Stop giving away capital gains taxes
There is a rule that has been part of the tax code for nearly a century that safeguards the wealth of the rich, but violates nearly every principle of sound tax policy. Yet it persists, costing our national coffers $40 billion or so each year. Even by federal government standards, this is a significant dollar figure today. Indeed, stumping on the campaign trail, presidential candidate Joe Biden proclaimed that closing this loophole could pay the tuition for all qualified applicants to attend community college for free.
This arcane rule is colloquially known as the “step up in basis” rule. It dictates that, to compute gains and losses, a taxpayer who sells an asset that he or she inherited must use the fair market value of the asset at the date of the death of the individual bestowing it, rather than the original purchase price, also known as cost basis, which is typically much lower.
By way of example, consider the situation of Jeff Bezos. Assume that he originally invested $100,000 to form Amazon and that the fair market value of his stock is now $100 billion. His tax basis would be $100,000, and if he sold his stock, he would be taxed on every dollar he received in excess of that amount. But if Bezos passed away tomorrow, the “step up in basis” rule would erase his entire accumulated gain from income taxation. His heirs would inherit the Amazon stock with a $100 billion tax basis, and could sell the stock tax free, depriving the Treasury of nearly $25 billion.
Bezos and his heirs are not alone. Application of this rule primarily inures to the benefit of the 1 percent and uber wealthy who own the bulk of appreciated assets. Few other tax rules hermetically seal wealth from income tax today, tomorrow, and forever. The origins of this rule are murky. The most probable reason for its institution back 1921 is heirs often did not know the original price of assets that their benefactors left to them, which had made accurate tax basis identifications rather difficult.
But that was then. Now, in most situations, tax basis identification is a cinch. The tax code requires proper tax basis identification of marketable securities, which comprise a significant share of inherited wealth, held by third party brokers like Morgan Stanley or Merrill Lynch. Many business assets need accurate depreciation and amortization records that facilitate tax basis tracing. Finally, real estate assets are subject to public recording systems that make ascertaining their original cost more simple to locate.
Reforming the status quo would therefore be relatively easy. Congress could mandate that upon death, instead of the “step up in basis” rule, a carryover tax basis rule would apply. In the case of the death of Bezos, his heirs would receive a $100,000 tax basis with the stock they inherited. Narrow exceptions for collectibles and other asset categories could be made if Congress deemed that desirable. Even with a few exceptions, Congress could still capture most of the revenue it currently forfeits.

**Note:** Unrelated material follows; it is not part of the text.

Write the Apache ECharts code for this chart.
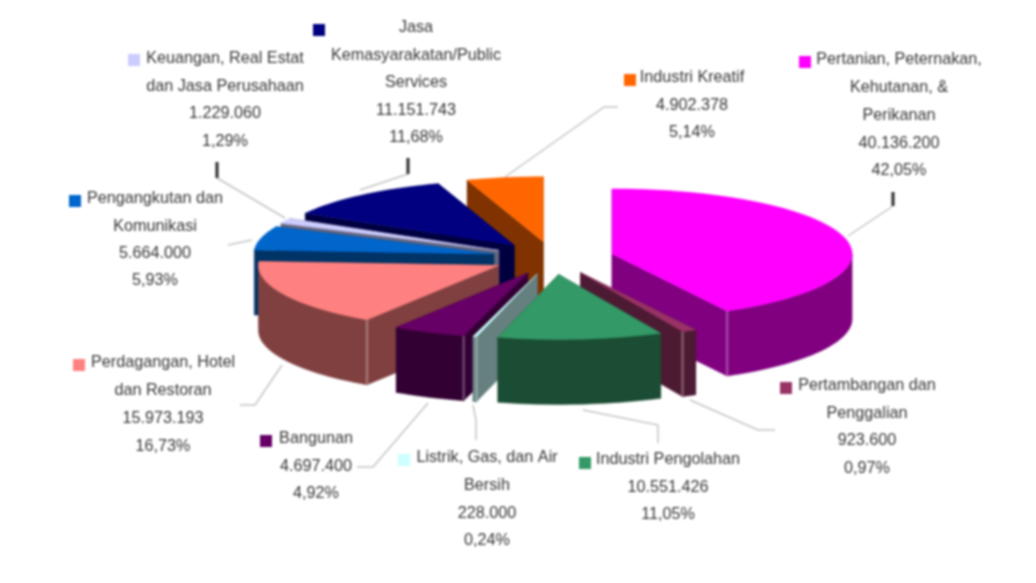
<!DOCTYPE html>
<html>
<head>
<meta charset="utf-8">
<style>
html,body{margin:0;padding:0;background:#fff;}
#chart{width:1036px;height:583px;filter:blur(0.8px);}
</style>
<script src="https://cdn.jsdelivr.net/npm/echarts@6/dist/echarts.min.js"></script>
</head>
<body>
<div id="chart"></div>
<script>
// ---- data ----
const categories = [
  ['Pertanian, Peternakan,', 'Kehutanan, &', 'Perikanan'],
  ['Pertambangan dan', 'Penggalian'],
  ['Industri Pengolahan'],
  ['Listrik, Gas, dan Air', 'Bersih'],
  ['Bangunan'],
  ['Perdagangan, Hotel', 'dan Restoran'],
  ['Pengangkutan dan', 'Komunikasi'],
  ['Keuangan, Real Estat', 'dan Jasa Perusahaan'],
  ['Jasa', 'Kemasyarakatan/Public', 'Services'],
  ['Industri Kreatif']
];
const values = [40136200, 923600, 10551426, 228000, 4697400, 15973193, 5664000, 1229060, 11151743, 4902378];

// ---- style ----
const topColors  = ['#FF00FF','#993366','#339966','#CCFFFF','#660066','#FF8080','#0066CC','#CCCCFF','#000080','#FF6600'];
const wallColors = ['#800080','#4D1A33','#1A4D33','#668080','#330033','#804040','#003366','#666680','#000040','#803300'];
const textColor = '#363636';
const font = '16.2px "Liberation Sans", Arial, sans-serif';

// ---- layout ----
const pie = {cx:553, cy:258, rx:240, ry:65, depth:65, explode:61, squash:0.27};
const labelLayout = [
  {cx:899, y:60,  step:27.7, sw:[805,62]},
  {cx:867, y:386, step:27.4, sw:[786,388]},
  {cx:668, y:460, step:27.5, sw:[585,463]},
  {cx:487, y:458, step:27.6, sw:[404,460]},
  {cx:316, y:439, step:27.5, sw:[266,441]},
  {cx:163, y:363, step:27.7, sw:[79,365]},
  {cx:155, y:199, step:27.3, sw:[75,201]},
  {cx:225, y:59,  step:27.4, sw:[134,60]},
  {cx:416, y:28,  step:27.5, sw:[319,30]},
  {cx:692, y:78,  step:27.5, sw:[630,80]}
];
const leaders = [
  [[848,236],[893,206]],
  [[690,400],[758,430],[775,430]],
  [[583,410],[658,425],[658,443]],
  [[473,405],[476,420],[476,440]],
  [[428,403],[373,467],[357,467]],
  [[282,365],[255,405],[240,405]],
  [[252,240],[228,245]],
  [[285,218],[217,178]],
  [[360,190],[408,174]],
  [[505,177],[604,107],[618,107]]
];
const ticks = [
  [[893,192],[893,206]],
  [[408,158],[408,174]],
  [[217,162],[217,178]]
];

// ---- geometry from the values ----
const total = values.reduce((a,b)=>a+b,0);
const rad = d => d*Math.PI/180;
let acc = 0;
const slices = values.map((v,i)=>{
  const a0 = acc/total*360; acc += v; const a1 = acc/total*360;
  const mid = (a0+a1)/2;
  return {i, a0, a1,
    x: pie.cx + Math.sin(rad(mid))*pie.explode,
    y: pie.cy - Math.cos(rad(mid))*pie.explode*pie.squash};
});
const drawOrder = slices.slice().sort((p,q)=>p.y-q.y).map(s=>s.i);
const rim = (s,a,dz) => [s.x+Math.sin(rad(a))*pie.rx, s.y-Math.cos(rad(a))*pie.ry+(dz||0)];
const arc = (s,a0,a1,dz) => {
  const n = Math.max(2,Math.ceil((a1-a0)/2)), p=[];
  for(let k=0;k<=n;k++) p.push(rim(s,a0+(a1-a0)*k/n,dz));
  return p;
};
function mixWhite(hex,t){
  const n=parseInt(hex.slice(1),16),c=[n>>16,(n>>8)&255,n&255].map(v=>Math.round(v+(255-v)*t));
  return 'rgb('+c.join(',')+')';
}

function renderSlice(params, api){
  const s = slices[api.value(0)], D = pie.depth;
  const wall = wallColors[s.i], top = topColors[s.i];
  const base = {style:{fill:wall, stroke:wall, lineWidth:0.5}};
  const radial = a => {
    const r = rim(s,a);
    return {type:'polygon', shape:{points:[[s.x,s.y],r,[r[0],r[1]+D],[s.x,s.y+D]]}, style:base.style};
  };
  const rW = [s.a0,s.a1].sort((p,q)=>rim(s,p)[1]-rim(s,q)[1]).map(radial);
  const children = rW.slice();
  const v0 = Math.max(s.a0,90), v1 = Math.min(s.a1,270);
  if(v1>v0){
    children.push({type:'polygon', shape:{points:arc(s,v0,v1,0).concat(arc(s,v0,v1,D).reverse())}, style:base.style});
  }
  [s.a0>180 && s.a0<270 ? s.a0 : null, s.a1>90 && s.a1<180 ? s.a1 : null].forEach(a=>{
    if(a===null) return;
    const r = rim(s,a);
    children.push({type:'line', shape:{x1:r[0],y1:r[1],x2:r[0],y2:r[1]+D}, style:{stroke:mixWhite(wall,0.28),lineWidth:2.5}});
  });
  children.push({type:'polygon', shape:{points:[[s.x,s.y]].concat(arc(s,s.a0,s.a1,0))}, style:{fill:top, stroke:top, lineWidth:0.5}});
  return {type:'group', children};
}

function renderLabel(params, api){
  const i = api.value(0), L = labelLayout[i];
  const lines = categories[i].concat([
    values[i].toLocaleString('de-DE'),
    (values[i]/total*100).toFixed(2).replace('.',',')+'%'
  ]);
  const children = lines.map((t,k)=>({
    type:'text',
    style:{text:t, x:L.cx, y:L.y+k*L.step, font, fill:textColor, align:'center', verticalAlign:'middle'}
  }));
  children.push({type:'rect', shape:{x:L.sw[0]-6,y:L.sw[1]-6,width:12,height:12}, style:{fill:topColors[i]}});
  children.push({type:'polyline', shape:{points:leaders[i]}, style:{fill:'none',stroke:'#c4c4c4',lineWidth:1.5}});
  return {type:'group', children};
}

const chart = echarts.init(document.getElementById('chart'), null, {renderer:'canvas'});
chart.setOption({
  animation:false,
  backgroundColor:'#fff',
  series:[
    {type:'custom', coordinateSystem:'none', silent:true, z:2, data:drawOrder.map(i=>[i]), renderItem:renderSlice},
    {type:'custom', coordinateSystem:'none', silent:true, z:1, data:values.map((v,i)=>[i]), renderItem:renderLabel},
    {type:'custom', coordinateSystem:'none', silent:true, z:3, data:ticks.map((t,i)=>[i]),
      renderItem:(p,api)=>{const t=ticks[api.value(0)];return {type:'line',shape:{x1:t[0][0],y1:t[0][1],x2:t[1][0],y2:t[1][1]},style:{stroke:'#2a2a2a',lineWidth:3}};}}
  ]
});
</script>
</body>
</html>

So why have politicians not tried to pick this low hanging revenue fruit? It is largely because, almost half a century ago, Congress tried instituting a carryover tax basis rule, but eventually repealed it, due to an outcry from lobbyists insisting that accurate basis identification was an exercise in futility. However, tax basis information is readily available in the digital era. At a time when the nation hungers for infrastructure improvements, the federal budget deficit skyrockets, and payroll tax rates hurt the working class, the repeal of such anachronistic tax rules makes imminent sense.
The “step up in basis” rule in the tax code meets the criterion that it is a wholesale subsidy to the wealthy that has lasted much longer than the administrative rationale that had propelled and underpinned its existence. The only question is whether politicians will demonstrate the necessary leadership skills and courage to educate the public that the United States is in dire need of a tax code that will conform to the pressing economic needs of today, not one mired in all the obsolete concerns of yesterday.
Jay Soled is a business professor and director of the masters program in taxation at Rutgers University. He is senior counsel to Wuersch & Gering.